Recently, I was speaking with another painter whom I vaguely know. She questioned why I would go to work outdoors to paint pictures. She wasn’t closed to it, but she was surprised that I still go out day after day to make a picture of the same place at the same time.
I like her, and I know that she isn’t a snob so I tried my best to explain that I don’t go out each evening to make a picture as much as I go out to enjoy myself, to take pleasure in the challenge of painting. That I get a picture at the end is great but not necessarily the point.
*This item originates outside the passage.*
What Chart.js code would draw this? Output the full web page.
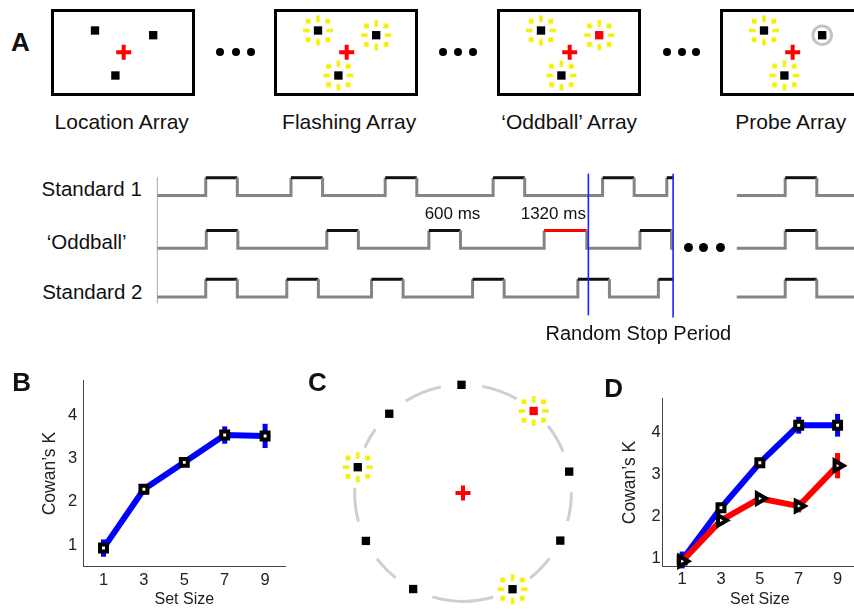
<!DOCTYPE html>
<html>
<head>
<meta charset="utf-8">
<script src="https://cdn.jsdelivr.net/npm/chart.js"></script>
<style>
  html, body { margin: 0; padding: 0; width: 854px; height: 609px; overflow: hidden; background: #fff; }
  body { position: relative; font-family: "Liberation Sans", Arial, sans-serif; color: #111; }
  canvas { position: absolute; }
  .txt { position: absolute; white-space: nowrap; line-height: 1; transform: translate(-50%, -50%); }
  .dot { position: absolute; border-radius: 50%; background: #000; }
</style>
</head>
<body>
<script>
// ---- panel A, stimulus arrays (display units, fixation at 0,0)
const arrayNames = ["Location Array", "Flashing Array", "\u2018Oddball\u2019 Array", "Probe Array"];
const itemX = [-2.8, 3.02, -0.76];
const itemY = [2.2, 1.73, -2.3];
const flashOn = [[0, 0, 0], [1, 1, 1], [1, 1, 1], [1, 0, 1]];
const oddItem = [-1, -1, 1, -1];
const probeItem = [-1, -1, -1, 1];
const fixation = { x: 0.07, y: 0.03 };

// ---- panel A, timing (ms)
const pulseMs = 600;
const std1Onsets = [920, 2540, 4330, 6380, 8460, 9680];
const oddOnsets = [930, 3220, 5160, 7350, 9170];
const oddDurations = [600, 600, 600, 810, 600];
const std2Onsets = [920, 2460, 4070, 5990, 7990, 9520];
const stopTimes = [8190, 9800];
const resumeMs = 11010;
const probeOnset = 11930;

// ---- panel B
const setSizes = [1, 3, 5, 7, 9];
const kTicks = [1, 2, 3, 4];
const kAll = [0.93, 2.29, 2.91, 3.54, 3.52];
const kAllErr = [0.2, 0.12, 0.07, 0.2, 0.28];

// ---- panel C (angle in degrees on the placeholder circle)
const circleAngles = [90.8, 132.9, 49.3, 166.2, 11.4, 206.3, 333.9, 242.6, 297.2];
const circleFlash = [0, 0, 1, 1, 0, 0, 0, 0, 1];
const circleOdd = [0, 0, 1, 0, 0, 0, 0, 0, 0];

// ---- panel D
const kStandard = [0.96, 2.2, 3.27, 4.16, 4.16];
const kStandardErr = [0.2, 0.1, 0.07, 0.2, 0.27];
const kOddball = [0.93, 1.9, 2.42, 2.24, 3.2];
const kOddballErr = [0.12, 0.1, 0.1, 0.15, 0.3];

Chart.defaults.font.family = '"Liberation Sans", Arial, sans-serif';
Chart.defaults.color = "#222";

const addCanvas = (left, top, w, h) => {
  const c = document.createElement("canvas");
  c.width = w; c.height = h;
  c.style.left = left + "px"; c.style.top = top + "px";
  document.body.appendChild(c);
  return c;
};
const addText = (text, cx, cy, size, bold) => {
  const d = document.createElement("div");
  d.className = "txt";
  d.textContent = text;
  d.style.left = cx + "px"; d.style.top = cy + "px";
  d.style.fontSize = size + "px";
  if (bold) d.style.fontWeight = "bold";
  document.body.appendChild(d);
};
const addDots = (xs, cy, size) => {
  xs.forEach((cx) => {
    const d = document.createElement("div");
    d.className = "dot";
    d.style.width = d.style.height = size + "px";
    d.style.left = cx - size / 2 + "px"; d.style.top = cy - size / 2 + "px";
    document.body.appendChild(d);
  });
};

// yellow "flash" halo used as a point style
const makeFlash = () => {
  const c = document.createElement("canvas");
  c.width = c.height = 32;
  const g = c.getContext("2d");
  g.fillStyle = "#f5ee00";
  const m = 16;
  [[-1, -1], [1, -1], [-1, 1], [1, 1]].forEach(([sx, sy]) =>
    g.fillRect(m + sx * 9.8 - 2.4, m + sy * 9.2 - 2.4, 4.8, 4.8));
  g.fillRect(m - 1.7, m - 15, 3.4, 6.5);
  g.fillRect(m - 1.7, m + 8.5, 3.4, 6.5);
  g.fillRect(m - 15, m - 1.7, 6.5, 3.4);
  g.fillRect(m + 8.5, m - 1.7, 6.5, 3.4);
  return c;
};
const flashImg = makeFlash();

const baseOpts = (xMin, xMax, yMin, yMax) => ({
  animation: false,
  responsive: false,
  events: [],
  layout: { padding: 0, autoPadding: false },
  plugins: { legend: { display: false }, tooltip: { enabled: false } },
  scales: {
    x: { type: "linear", display: false, min: xMin, max: xMax },
    y: { type: "linear", display: false, min: yMin, max: yMax },
  },
});

const boxFrame = {
  id: "boxFrame",
  beforeDraw(chart) {
    const { ctx, chartArea: a } = chart;
    ctx.save();
    ctx.lineWidth = 3;
    ctx.strokeStyle = "#000";
    ctx.strokeRect(a.left + 1.5, a.top + 1.5, a.right - a.left - 3, a.bottom - a.top - 3);
    ctx.restore();
  },
};

// ---------- A: the four arrays
const boxLefts = [51, 274, 497, 720];
const labelCx = [121.7, 349.2, 569.2, 790.8];
arrayNames.forEach((name, b) => {
  const cv = addCanvas(boxLefts[b], 9, 144, 87);
  const pts = itemX.map((x, i) => ({ x, y: itemY[i] }));
  new Chart(cv, {
    type: "scatter",
    data: {
      datasets: [
        { data: [fixation], pointStyle: "cross", pointRadius: 7.5, pointBorderWidth: 4, pointBorderColor: "#ff0000" },
        {
          data: pts, pointStyle: "rect", pointRadius: 5.9, pointBorderWidth: 0,
          pointBackgroundColor: pts.map((_, i) => (oddItem[b] === i ? "#ff0000" : "#000")),
        },
        {
          data: pts.filter((_, i) => probeItem[b] === i), pointStyle: "circle", pointRadius: 9.3,
          pointBorderWidth: 3, pointBorderColor: "#c4c4c4", pointBackgroundColor: "rgba(0,0,0,0)",
        },
        { data: pts.filter((_, i) => flashOn[b][i]), pointStyle: flashImg, pointRadius: 16 },
      ],
    },
    options: baseOpts(-7.2, 7.2, -4.35, 4.35),
    plugins: [boxFrame],
  });
  addText(name, labelCx[b], 121, 21);
});
addDots([220, 235.7, 250.7], 52.3, 8);
addDots([442.7, 457.7, 472.7], 52.3, 8);
addDots([666.7, 681.7, 696], 52.3, 8);

// ---------- A: timing diagram
const pulseHeight = 0.35;
const tMin = -139, tMax = 13237;
const wave = (base, onsets, durs, endMs) => {
  const hi = base + pulseHeight;
  const pts = [{ x: 0, y: base }];
  onsets.forEach((on, i) => {
    const off = on + durs[i];
    pts.push({ x: on, y: base }, { x: on, y: hi });
    if (off < endMs) pts.push({ x: off, y: hi }, { x: off, y: base });
    else pts.push({ x: endMs, y: hi });
  });
  if (pts[pts.length - 1].y === base) pts.push({ x: endMs, y: base });
  pts.push({ x: (endMs + resumeMs) / 2, y: null });
  pts.push(
    { x: resumeMs, y: base }, { x: probeOnset, y: base }, { x: probeOnset, y: hi },
    { x: probeOnset + pulseMs, y: hi }, { x: probeOnset + pulseMs, y: base }, { x: tMax, y: base }
  );
  return pts;
};
const waveSet = (base, onsets, durs) => ({
  data: wave(base, onsets, durs, stopTimes[1]),
  borderWidth: 3,
  borderColor: "#858585",
  pointRadius: 0,
  segment: {
    borderColor: (c) => {
      const y0 = c.p0.parsed.y, y1 = c.p1.parsed.y;
      if (y0 === y1 && y0 > base + 0.01) return c.p1.parsed.x - c.p0.parsed.x > 700 ? "#ff0000" : "#111";
      return "#858585";
    },
  },
});
const vline = (x, y0, y1, color, w) => ({
  data: [{ x, y: y0 }, { x, y: y1 }], borderColor: color, borderWidth: w, pointRadius: 0,
});
const fixedDur = (arr) => arr.map(() => pulseMs);
new Chart(addCanvas(150, 164.5, 704, 160), {
  type: "line",
  data: {
    datasets: [
      vline(stopTimes[0], -0.36, 2.43, "#1f1fff", 1.6),
      vline(stopTimes[1], -0.4, 2.43, "#1f1fff", 1.6),
      waveSet(2, std1Onsets, fixedDur(std1Onsets)),
      waveSet(0.96, oddOnsets, oddDurations),
      waveSet(0, std2Onsets, fixedDur(std2Onsets)),
      vline(0, -0.13, 2.36, "#aaaaaa", 1),
    ],
  },
  options: baseOpts(tMin, tMax, -0.55, 2.6),
});
addText("Standard 1", 91.7, 189.3, 20.5);
addText("\u2018Oddball\u2019", 86.7, 241.7, 20.5);
addText("Standard 2", 92.3, 291.7, 20.5);
addText("600 ms", 452.5, 213.3, 17);
addText("1320 ms", 553.3, 213.3, 17);
addText("Random Stop Period", 638.3, 333.3, 20);
addDots([688.3, 703.3, 720], 247.3, 9);

// ---------- C: circular array
const ring = {
  id: "ring",
  beforeDatasetsDraw(chart) {
    const { ctx, scales: { x, y } } = chart;
    const cx = x.getPixelForValue(0), cy = y.getPixelForValue(0);
    const r = x.getPixelForValue(1) - cx;
    const ang = [...circleAngles].sort((a, b) => a - b);
    const gap = 11;
    ctx.save();
    ctx.strokeStyle = "#cfcfcf";
    ctx.lineWidth = 3;
    ang.forEach((a, i) => {
      const next = i + 1 < ang.length ? ang[i + 1] : ang[0] + 360;
      const a0 = ((a + gap) * Math.PI) / 180, a1 = ((next - gap) * Math.PI) / 180;
      ctx.beginPath();
      ctx.arc(cx, cy, r, -a0, -a1, true);
      ctx.stroke();
    });
    ctx.restore();
  },
};
const cPts = circleAngles.map((a) => ({ x: Math.cos((a * Math.PI) / 180), y: Math.sin((a * Math.PI) / 180) }));
new Chart(addCanvas(333, 374, 260, 238), {
  type: "scatter",
  data: {
    datasets: [
      { data: [{ x: 0, y: 0 }], pointStyle: "cross", pointRadius: 7.5, pointBorderWidth: 4, pointBorderColor: "#ff0000" },
      {
        data: cPts, pointStyle: "rect", pointRadius: 5.9, pointBorderWidth: 0,
        pointBackgroundColor: circleOdd.map((o) => (o ? "#ff0000" : "#000")),
      },
      { data: cPts.filter((_, i) => circleFlash[i]), pointStyle: flashImg, pointRadius: 16 },
    ],
  },
  options: baseOpts(-1.2, 1.2, -1.1, 1.1),
  plugins: [ring],
});

// ---------- B and D: Cowan's K
const errorBars = {
  id: "errorBars",
  beforeDatasetsDraw(chart) {
    const { ctx, scales: { y } } = chart;
    chart.data.datasets.forEach((ds, i) => {
      if (!ds.errors) return;
      ctx.save();
      ctx.strokeStyle = ds.borderColor;
      ctx.lineWidth = 5;
      chart.getDatasetMeta(i).data.forEach((p, j) => {
        const v = ds.data[j].y, e = ds.errors[j];
        ctx.beginPath();
        ctx.moveTo(p.x, y.getPixelForValue(v - e));
        ctx.lineTo(p.x, y.getPixelForValue(v + e));
        ctx.stroke();
      });
      ctx.restore();
    });
  },
};

const cowanChart = (canvas, yMin, series, pad) =>
  new Chart(canvas, {
    type: "line",
    data: {
      datasets: series.map((s) => ({
        data: setSizes.map((x, i) => ({ x, y: s.values[i] })),
        errors: s.errors,
        borderColor: s.color,
        borderWidth: 6,
        pointStyle: s.marker,
        pointRotation: s.rotation || 0,
        pointRadius: s.radius,
        pointBorderWidth: 4,
        pointBorderColor: "#000",
        pointBackgroundColor: "#fff",
        clip: false,
      })),
    },
    options: {
      animation: false,
      responsive: false,
      events: [],
      layout: { padding: { top: pad.top, right: pad.right, left: 0, bottom: 0 }, autoPadding: false },
      plugins: { legend: { display: false }, tooltip: { enabled: false } },
      scales: {
        x: {
          type: "linear", min: 0, max: 10,
          afterBuildTicks: (sc) => { sc.ticks = setSizes.map((value) => ({ value })); },
          afterFit: (sc) => { sc.height = 42.3; },
          grid: { display: false, drawTicks: false },
          border: { display: true, color: "#444", width: 1 },
          ticks: { font: { size: 16.5 }, padding: pad.xTick },
          title: { display: true, text: "Set Size", font: { size: 16 }, padding: 0 },
        },
        y: {
          type: "linear", min: yMin, max: 4.8,
          afterBuildTicks: (sc) => { sc.ticks = kTicks.map((value) => ({ value })); },
          afterFit: (sc) => { sc.width = pad.yAxis; },
          grid: { display: false, drawTicks: false },
          border: { display: true, color: "#444", width: 1 },
          ticks: { font: { size: 16.5 }, padding: pad.yTick },
          title: { display: true, text: "Cowan\u2019s K", font: { size: 17.5 }, padding: { top: 40, bottom: 0 } },
        },
      },
    },
    plugins: [errorBars],
  });

cowanChart(addCanvas(0, 360, 300, 249), 0.5, [
  { values: kAll, errors: kAllErr, color: "#0000ff", marker: "rect", radius: 4.9 },
], { top: 20.5, right: 14.7, yAxis: 83.3, xTick: 4, yTick: 6 });

cowanChart(addCanvas(580, 360, 277, 249), 0.8, [
  { values: kOddball, errors: kOddballErr, color: "#ff0000", marker: "triangle", rotation: 90, radius: 6 },
  { values: kStandard, errors: kStandardErr, color: "#0000ff", marker: "rect", radius: 4.9 },
], { top: 38.3, right: 0, yAxis: 82.7, xTick: 3, yTick: 2 });

addText("A", 20.3, 42.2, 26, true);
addText("B", 21.7, 382, 26, true);
addText("C", 317.5, 381.7, 26, true);
addText("D", 613.7, 387.5, 26, true);
</script>
</body>
</html>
I needed to articulate for her that it is a way to open up to the palette wheel of Nature careening around us in constant motion. At the close of day, it comes to boil, a crescendo like the third act of a Puccini opera. And yes, it can be quite melodramatic, bordering on the kitsch even, but to be there at dusk is to bath in great pleasure. When one takes command of one’s own palette of colours, one is entirely free in ways
that only Art can witness.
They say that only after years of writing an author might find his/her voice, that they might discover a narrative style unique and original to himself/herself. And this is the same for a painter but only if they are fortunate enough to work through years of disapointment and failure and come out the other side.
This painter didn’t respond for a while, but seemed to ponder my clumsy attempt at talking about how Nature is our teacher when we’re working outdoors and in front of a motif that eventually becomes our teacher. And access to this teacher is through using our eyes first and foremost.